In one embodiment of the invention, the predicate register file buffer has an 
eight (8) register wide array and eight (8) rows. 

[0015] Figure 2 illustrates commit CPU 110. In one embodiment of the 

invention, commit CPU 110 comprises decoder 211, scoreboard 214, register file 
212, and execution units 213. Likewise, Figure 3 illustrates speculative CPU 
120. In one embodiment of the invention, speculative CPU 120 comprises 
decoder 321, scoreboard 324, register file 322, and execution units 323. L2 
cache 170 and LI cache 175 are shared by commit CPU 110 and speculative 
CPU 120. In one embodiment of the invention, multiprocessor 100 is capable of 
executing explicitly multithreaded programs. In another embodiment, 
multiprocessor 100 is capable of executing single-threaded applications while 
using a multi-thread environment without converting the single-threaded 
application to an explicit multiple-thread. 

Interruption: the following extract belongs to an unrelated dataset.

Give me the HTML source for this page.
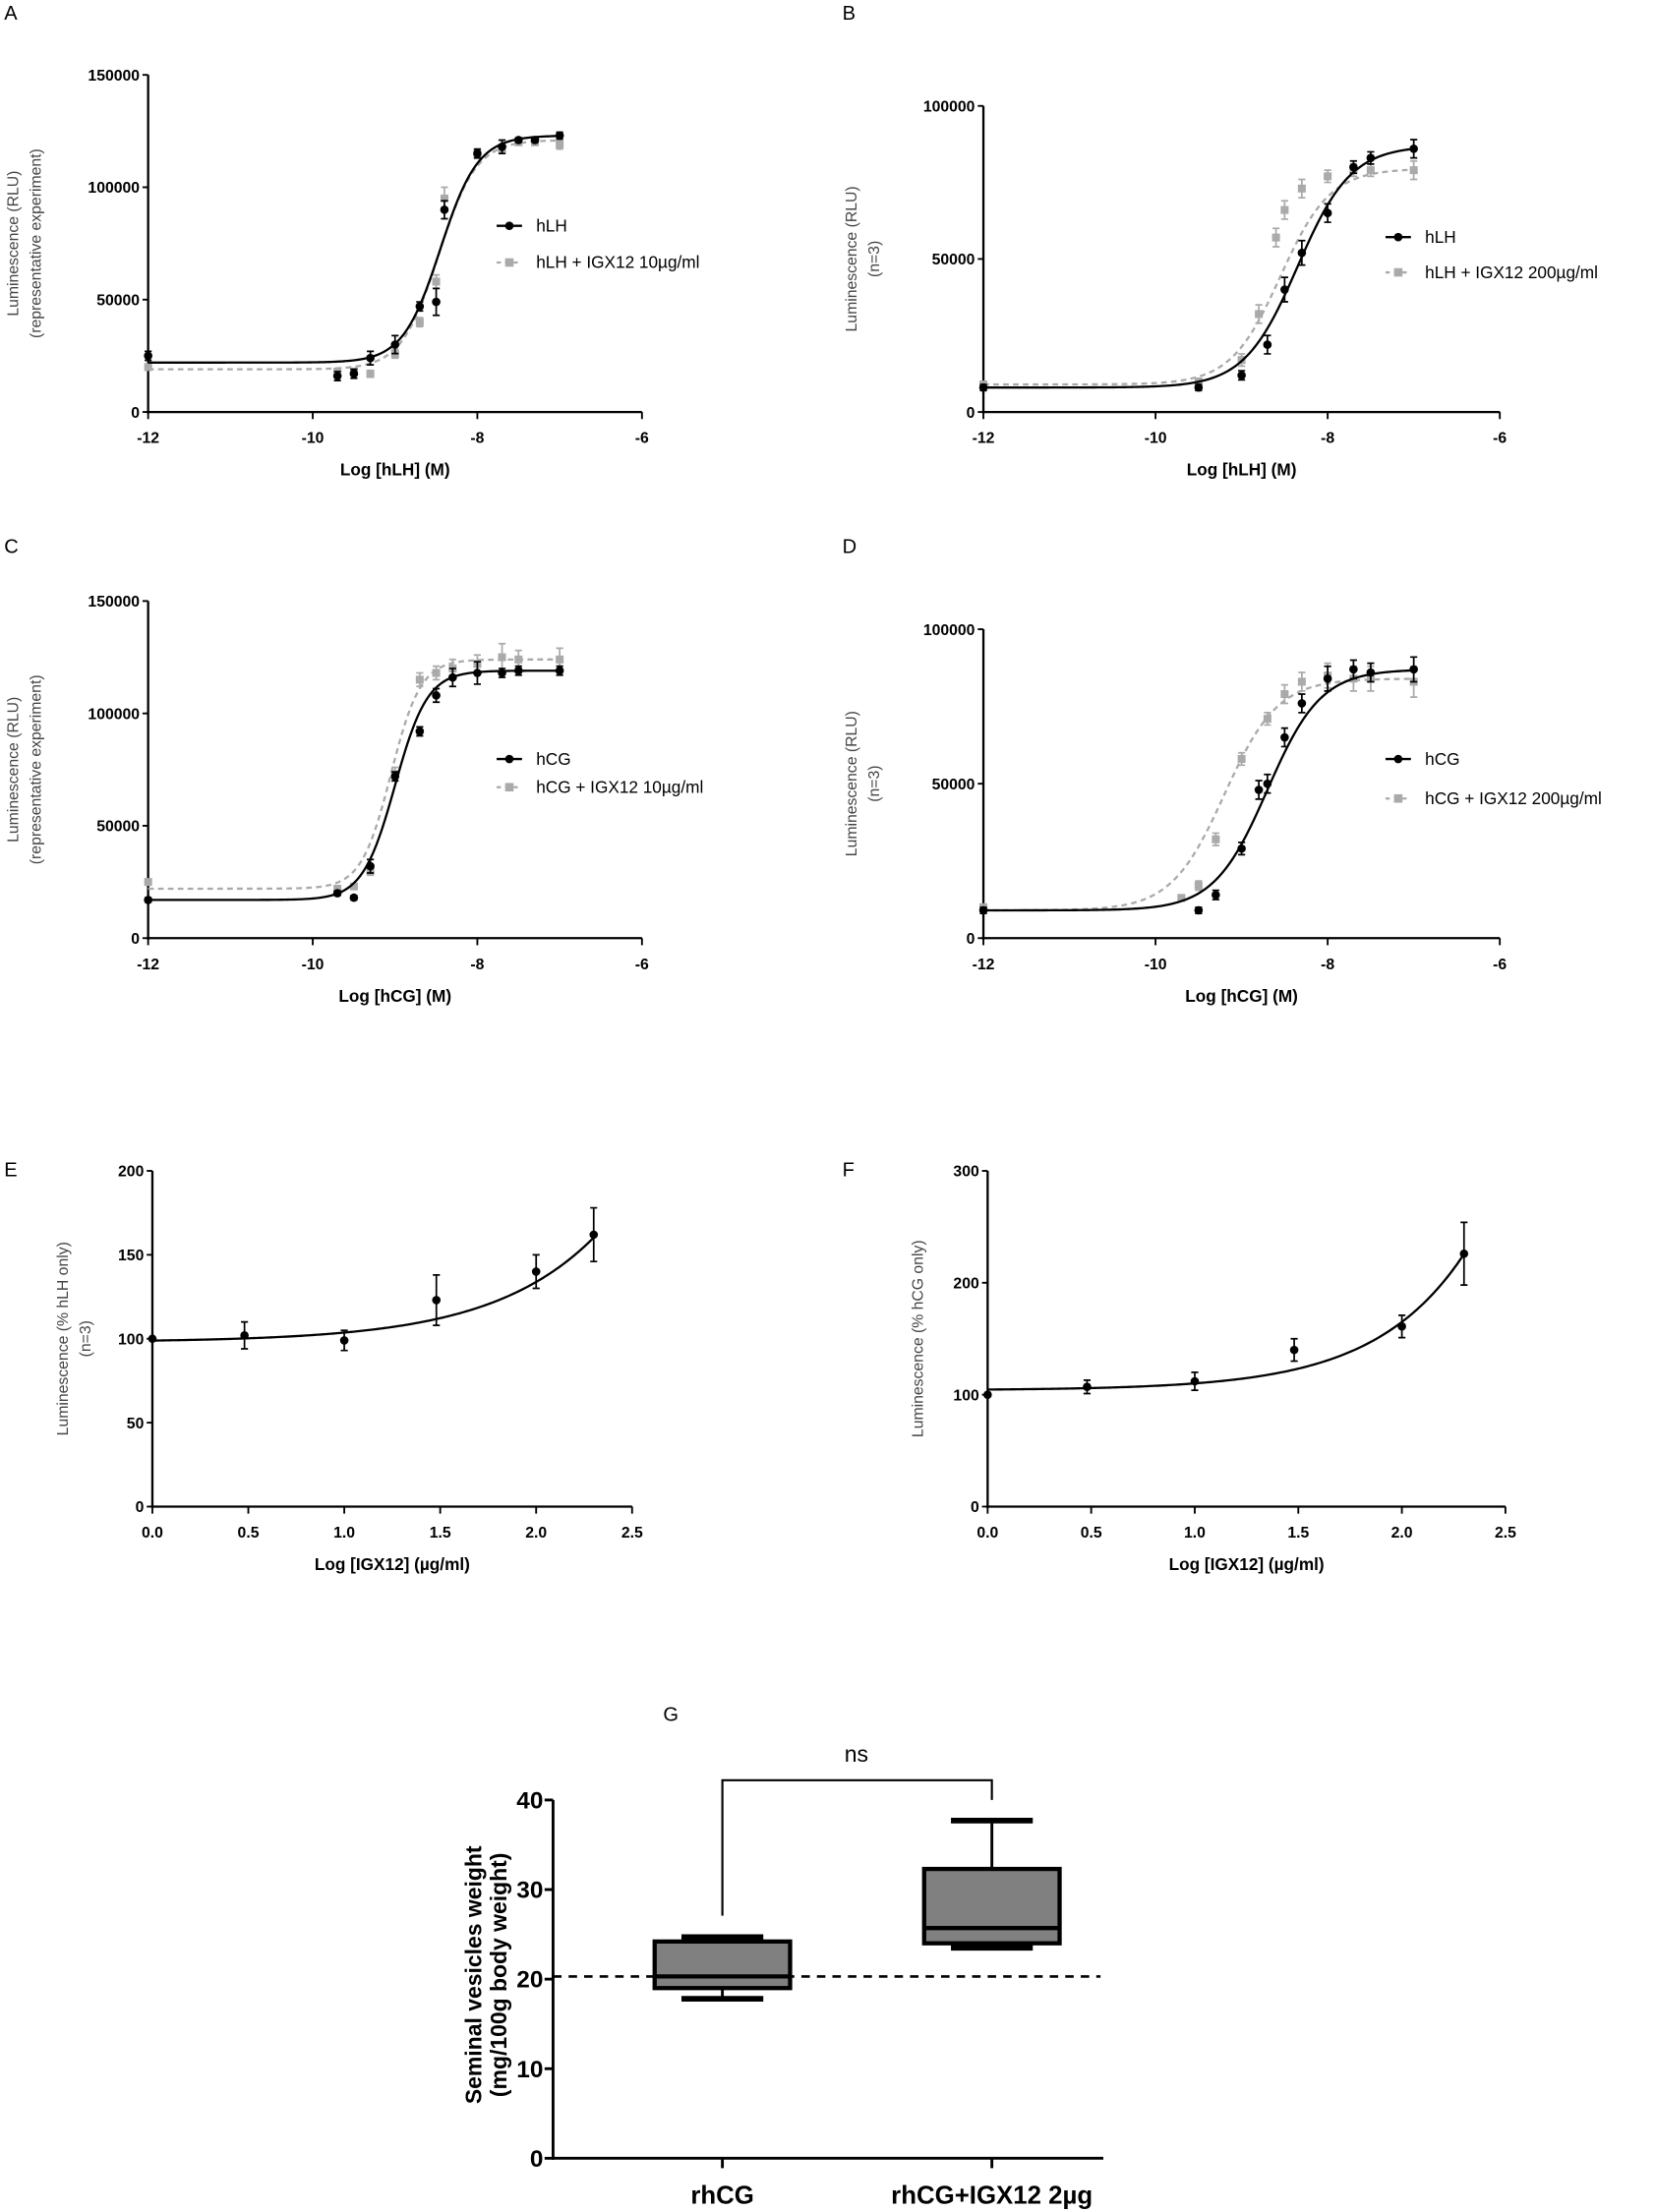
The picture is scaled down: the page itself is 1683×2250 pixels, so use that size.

[0016] In one embodiment of the invention, program execution begins as 

a single thread on one of commit CPU 110 and speculative CPU 120. In one 
embodiment of the invention, commit CPU 110 fetches, decodes, executes and 
updates register file 212, as well as issue load instructions /commands (loads) 
and stores to memory as instructed by the program. As the instructions are 
decoded, commit CPU 110 may direct speculative CPU 120 to start executing a 
speculative thread at some program counter value. This program counter 
value may be the address of the next instruction in memory, or it may be 
supplied as a hint by a compiler. For example, a fork at a next instruction 
address may be a thread forked at a call instruction. Speculative CPU 120 
continues its thread execution until a program counter in commit CPU 110 
reaches the same point in the program execution for which the speculative 
thread program counter points. Therefore, commit CPU 110 fetches, issues and 
commits every instruction in the program, even when an instruction belongs to 
a speculative thread.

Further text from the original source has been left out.